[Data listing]
************

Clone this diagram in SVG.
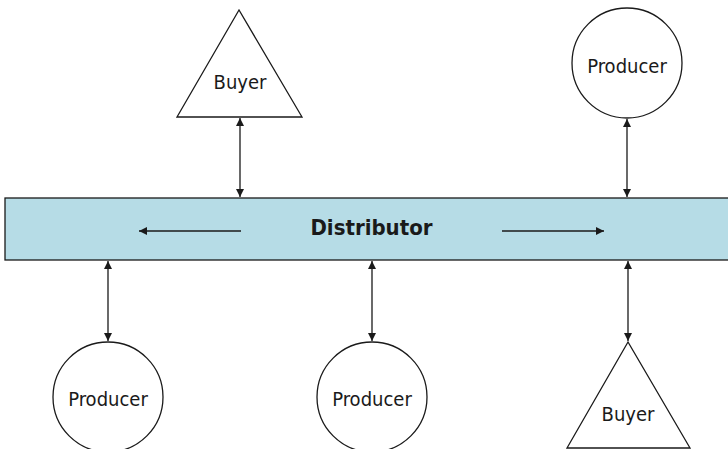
<svg xmlns="http://www.w3.org/2000/svg" width="728" height="449" viewBox="0 0 728 449">
<style>
.shape{fill:#fff;stroke:#1a1a1a;stroke-width:1.3}
.lbl{font-family:"DejaVu Sans Condensed","DejaVu Sans","Liberation Sans",sans-serif;font-stretch:condensed;font-size:20px;fill:#1a1a1a;text-anchor:middle}
.conn{stroke:#1a1a1a;stroke-width:1.3;fill:none}
</style>
<defs>
<marker id="ah" viewBox="0 0 10 10" refX="10" refY="5" markerWidth="8" markerHeight="10" markerUnits="userSpaceOnUse" orient="auto-start-reverse">
<path d="M0,0 L10,5 L0,10 Z" fill="#1a1a1a"/>
</marker>
</defs>
<rect width="728" height="449" fill="#fff"/>
<g id="distributor">
<rect x="5" y="198" width="730" height="62" fill="#b6dce6" stroke="#1a1a1a" stroke-width="1.3"/>
<text x="371.5" y="235" font-family="'DejaVu Sans Condensed','DejaVu Sans','Liberation Sans',sans-serif" font-stretch="condensed" font-size="22" font-weight="bold" fill="#1a1a1a" text-anchor="middle">Distributor</text>
</g>
<g id="buyer-top">
<polygon class="shape" points="239,10 177,117 302,117"/>
<text class="lbl" x="240" y="89">Buyer</text>
</g>
<g id="producer-top">
<circle class="shape" cx="627" cy="63" r="55"/>
<text class="lbl" x="627" y="73">Producer</text>
</g>
<g id="producer-left">
<circle class="shape" cx="108" cy="397" r="55"/>
<text class="lbl" x="108" y="406">Producer</text>
</g>
<g id="producer-mid">
<circle class="shape" cx="372" cy="397" r="55"/>
<text class="lbl" x="372" y="406">Producer</text>
</g>
<g id="buyer-bottom">
<polygon class="shape" points="628,342 567,448 690,448"/>
<text class="lbl" x="628" y="421">Buyer</text>
</g>
<g id="connectors">
<line class="conn" x1="240" y1="118" x2="240" y2="197" marker-start="url(#ah)" marker-end="url(#ah)"/>
<line class="conn" x1="627" y1="119" x2="627" y2="197" marker-start="url(#ah)" marker-end="url(#ah)"/>
<line class="conn" x1="108" y1="261" x2="108" y2="341" marker-start="url(#ah)" marker-end="url(#ah)"/>
<line class="conn" x1="372" y1="261" x2="372" y2="341" marker-start="url(#ah)" marker-end="url(#ah)"/>
<line class="conn" x1="628" y1="261" x2="628" y2="341" marker-start="url(#ah)" marker-end="url(#ah)"/>
<line class="conn" x1="241" y1="231" x2="139" y2="231" marker-end="url(#ah)"/>
<line class="conn" x1="502" y1="231" x2="604" y2="231" marker-end="url(#ah)"/>
</g>
</svg>
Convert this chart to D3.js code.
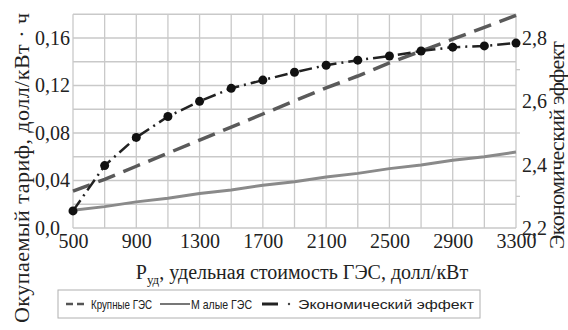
<!DOCTYPE html>
<html>
<head>
<meta charset="utf-8">
<script src="https://cdn.jsdelivr.net/npm/d3@7"></script>
<style>
  html, body { margin: 0; padding: 0; background: #fff; }
  svg { display: block; }
</style>
</head>
<body>
<svg id="chart" width="568" height="330"></svg>
<script>
// Specific cost of the plant, USD/kW
const costs = [500, 700, 900, 1100, 1300, 1500, 1700, 1900, 2100, 2300, 2500, 2700, 2900, 3100, 3300];
// Payback tariff, USD/kWh
const largeHpp = [0.031, 0.041, 0.052, 0.063, 0.074, 0.085, 0.096, 0.107, 0.118, 0.128, 0.139, 0.149, 0.159, 0.169, 0.179];
const smallHpp = [0.015, 0.018, 0.022, 0.025, 0.029, 0.032, 0.036, 0.039, 0.043, 0.046, 0.050, 0.053, 0.057, 0.060, 0.064];
// Economic effect (right axis)
const econEffect = [2.254, 2.397, 2.486, 2.552, 2.600, 2.641, 2.667, 2.692, 2.714, 2.730, 2.743, 2.759, 2.771, 2.775, 2.784];

const xTicks = [500, 900, 1300, 1700, 2100, 2500, 2900, 3300];
const yLeftTicks = [0, 0.04, 0.08, 0.12, 0.16];
const yLeftLabels = ["0,0", "0,04", "0,08", "0,12", "0,16"];
const yRightTicks = [2.2, 2.4, 2.6, 2.8];
const yRightLabels = ["2,2", "2,4", "2,6", "2,8"];
const yRightMinor = [2.3, 2.5, 2.7];
const xGrid = [500, 700, 900, 1100, 1300, 1500, 1700, 1900, 2100, 2300, 2500, 2700, 2900, 3100, 3300];
const yGrid = [0, 0.02, 0.04, 0.06, 0.08, 0.10, 0.12, 0.14, 0.16, 0.18];

const legendItems = ["Крупные ГЭС", "М алые ГЭС", "Экономический эффект"];
const xTitleMain = "Р";
const xTitleSub = "уд";
const xTitleRest = ", удельная стоимость ГЭС, долл/кВт";
const yLeftTitle = "Окупаемый тариф, долл/кВт · ч";
const yRightTitle = "Экономический эффект";

const SERIF = "Liberation Serif";
const SANS = "Liberation Sans";

const svg = d3.select("#chart");
const plot = { left: 73, right: 516, top: 14.25, bottom: 228 };

const x = d3.scaleLinear().domain([500, 3300]).range([plot.left, plot.right]);
const y = d3.scaleLinear().domain([0, 0.18]).range([plot.bottom, plot.top]);
const y2 = d3.scaleLinear().domain([2.2, 2.875]).range([plot.bottom, plot.top]);

// grid
const grid = svg.append("g").attr("stroke", "#c9c9c9").attr("stroke-width", 1.3);
grid.selectAll("line.v").data(xGrid).join("line")
  .attr("x1", d => x(d)).attr("x2", d => x(d))
  .attr("y1", plot.top).attr("y2", plot.bottom);
grid.selectAll("line.h").data(yGrid).join("line")
  .attr("x1", plot.left).attr("x2", plot.right)
  .attr("y1", d => y(d)).attr("y2", d => y(d));
// small ticks on the right axis
grid.selectAll("line.m").data(yRightMinor).join("line")
  .attr("x1", plot.right).attr("x2", plot.right + 4)
  .attr("y1", d => y2(d)).attr("y2", d => y2(d));

function styleTicks(sel) {
  sel.attr("font-family", null).attr("font-size", null);
  sel.selectAll("text")
    .style("font-family", SERIF).style("font-size", "20px").attr("fill", "#222");
}

// axes
const xAxis = svg.append("g")
  .attr("transform", `translate(0,${plot.bottom})`)
  .call(d3.axisBottom(x).tickValues(xTicks).tickSize(0).tickPadding(6).tickFormat(d3.format("d")));
xAxis.select(".domain").remove();
styleTicks(xAxis);

const yAxisL = svg.append("g")
  .attr("transform", `translate(${plot.left},0)`)
  .call(d3.axisLeft(y).tickValues(yLeftTicks).tickSize(0).tickFormat((d, i) => yLeftLabels[i]));
yAxisL.select(".domain").remove();
styleTicks(yAxisL);
yAxisL.selectAll("text").attr("text-anchor", "start").attr("x", 35 - plot.left);

const yAxisR = svg.append("g")
  .attr("transform", `translate(${plot.right},0)`)
  .call(d3.axisRight(y2).tickValues(yRightTicks).tickSize(0).tickFormat((d, i) => yRightLabels[i]));
yAxisR.select(".domain").remove();
styleTicks(yAxisR);
yAxisR.selectAll("text").attr("x", 6);

// series
const lineLeft = d3.line().x((d, i) => x(costs[i])).y(d => y(d));
const lineRight = d3.line().x((d, i) => x(costs[i])).y(d => y2(d));

svg.append("path").datum(smallHpp).attr("d", lineLeft)
  .attr("fill", "none").attr("stroke", "#8a8a8a").attr("stroke-width", 3);

svg.append("path").datum(largeHpp).attr("d", lineLeft)
  .attr("fill", "none").attr("stroke", "#5a5a5a").attr("stroke-width", 3.5)
  .attr("stroke-dasharray", "18,9");

svg.append("path").datum(econEffect).attr("d", lineRight)
  .attr("fill", "none").attr("stroke", "#222").attr("stroke-width", 2.5)
  .attr("stroke-dasharray", "13,5,2,5");

svg.append("g").selectAll("circle").data(econEffect).join("circle")
  .attr("cx", (d, i) => x(costs[i])).attr("cy", d => y2(d))
  .attr("r", 4.5).attr("fill", "#111");

// axis titles
const xt = svg.append("text").style("font-family", SERIF).style("font-size", "20px")
  .attr("fill", "#222").attr("x", 302).attr("y", 279).attr("text-anchor", "middle");
xt.append("tspan").text(xTitleMain);
xt.append("tspan").style("font-size", "13px").attr("dy", 5).text(xTitleSub);
xt.append("tspan").attr("dy", -5).text(xTitleRest);

svg.append("text").style("font-family", SERIF).style("font-size", "22px").attr("fill", "#222")
  .attr("transform", "translate(29,168) rotate(-90)")
  .attr("text-anchor", "middle")
  .attr("textLength", 310).attr("lengthAdjust", "spacing")
  .text(yLeftTitle);

svg.append("text").style("font-family", SERIF).style("font-size", "22px").attr("fill", "#222")
  .attr("transform", "translate(564,145) rotate(-90)")
  .attr("text-anchor", "middle")
  .attr("textLength", 208).attr("lengthAdjust", "spacing")
  .text(yRightTitle);

// legend
const lg = svg.append("g");
lg.append("rect").attr("x", 58).attr("y", 290).attr("width", 422).attr("height", 28)
  .attr("fill", "#fff").attr("stroke", "#b0b0b0").attr("stroke-width", 1);
const ly = 304;
lg.append("line").attr("x1", 66).attr("x2", 84).attr("y1", ly).attr("y2", ly)
  .attr("stroke", "#555").attr("stroke-width", 2.5).attr("stroke-dasharray", "7,4");
lg.append("line").attr("x1", 160).attr("x2", 190).attr("y1", ly).attr("y2", ly)
  .attr("stroke", "#777").attr("stroke-width", 2);
lg.append("line").attr("x1", 262).attr("x2", 278).attr("y1", ly).attr("y2", ly)
  .attr("stroke", "#222").attr("stroke-width", 3);
lg.append("circle").attr("cx", 289).attr("cy", ly).attr("r", 1.2).attr("fill", "#444");
const legendX = [91, 191, 298];
const legendW = [61, 61, 176];
lg.selectAll("text").data(legendItems).join("text")
  .style("font-family", SANS).style("font-size", "13px").attr("fill", "#222")
  .attr("x", (d, i) => legendX[i]).attr("y", ly + 4.5)
  .attr("textLength", (d, i) => legendW[i]).attr("lengthAdjust", "spacingAndGlyphs")
  .text(d => d);
</script>
</body>
</html>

************

• _Stated task_
Begin with the line where "Convert this chart to D3.js code." appears and end with the line where "0.14, 0.16, 0.18];" appears. Copy only that stretch, exactly, with no pictures.

• _Solution for this exercise_
Convert this chart to D3.js code.
<!DOCTYPE html>
<html>
<head>
<meta charset="utf-8">
<script src="https://cdn.jsdelivr.net/npm/d3@7"></script>
<style>
  html, body { margin: 0; padding: 0; background: #fff; }
  svg { display: block; }
</style>
</head>
<body>
<svg id="chart" width="568" height="330"></svg>
<script>
// Specific cost of the plant, USD/kW
const costs = [500, 700, 900, 1100, 1300, 1500, 1700, 1900, 2100, 2300, 2500, 2700, 2900, 3100, 3300];
// Payback tariff, USD/kWh
const largeHpp = [0.031, 0.041, 0.052, 0.063, 0.074, 0.085, 0.096, 0.107, 0.118, 0.128, 0.139, 0.149, 0.159, 0.169, 0.179];
const smallHpp = [0.015, 0.018, 0.022, 0.025, 0.029, 0.032, 0.036, 0.039, 0.043, 0.046, 0.050, 0.053, 0.057, 0.060, 0.064];
// Economic effect (right axis)
const econEffect = [2.254, 2.397, 2.486, 2.552, 2.600, 2.641, 2.667, 2.692, 2.714, 2.730, 2.743, 2.759, 2.771, 2.775, 2.784];

const xTicks = [500, 900, 1300, 1700, 2100, 2500, 2900, 3300];
const yLeftTicks = [0, 0.04, 0.08, 0.12, 0.16];
const yLeftLabels = ["0,0", "0,04", "0,08", "0,12", "0,16"];
const yRightTicks = [2.2, 2.4, 2.6, 2.8];
const yRightLabels = ["2,2", "2,4", "2,6", "2,8"];
const yRightMinor = [2.3, 2.5, 2.7];
const xGrid = [500, 700, 900, 1100, 1300, 1500, 1700, 1900, 2100, 2300, 2500, 2700, 2900, 3100, 3300];
const yGrid = [0, 0.02, 0.04, 0.06, 0.08, 0.10, 0.12, 0.14, 0.16, 0.18];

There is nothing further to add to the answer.